Agents from the U.S. Immigration and Customs Enforcement, as well as other federal and local authorities, participated in the operation. ICE agents determined that most of the people in the club were illegally in the country, and they were loaded onto a bus and taken to the ICE detention center in Aurora.
About four people in the nightclub were U.S. citizens, Pullen said.
The Denver division of the DEA has been investigating the gang since the summer, when a video showed alleged gang members trying to break into an apartment at a crime-ridden complex in Aurora. President Donald Trump made a campaign stop in Aurora and vowed to begin mass deportations of immigrants in what he has called “Operation Aurora.”
Pullen said the raid was not planned to coincide with the new president taking office.
“This is the timeline we were working,” he said. “This case started during the Biden administration and continued into the Trump. It’s what we did last week and what we will be doing tomorrow.”

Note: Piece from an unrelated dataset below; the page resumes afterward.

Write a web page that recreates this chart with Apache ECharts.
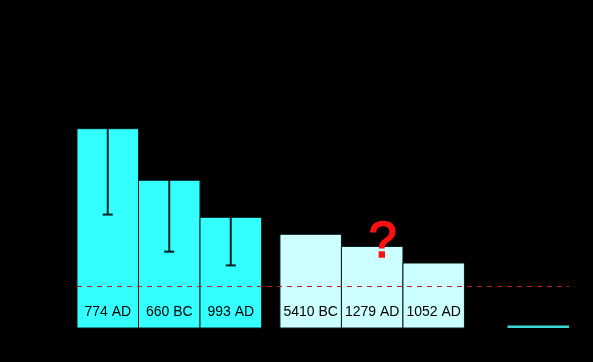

The DEA announced the raid on X, formerly Twitter. “The bus took away nearly 50 illegal aliens,” the Rocky Mountain division said in a social media post in which they included a video of a bus pulling out onto a snowy road. “This was invite-only — dozens connected to the Tren de Aragua gang were there,” the DEA posted.
Denver7 reported that the television station’s cameras captured video about 5:45 a.m. near the 6600 block of Federal Boulevard in Adams County that showed agents rounding up people and escorting them onto a bus.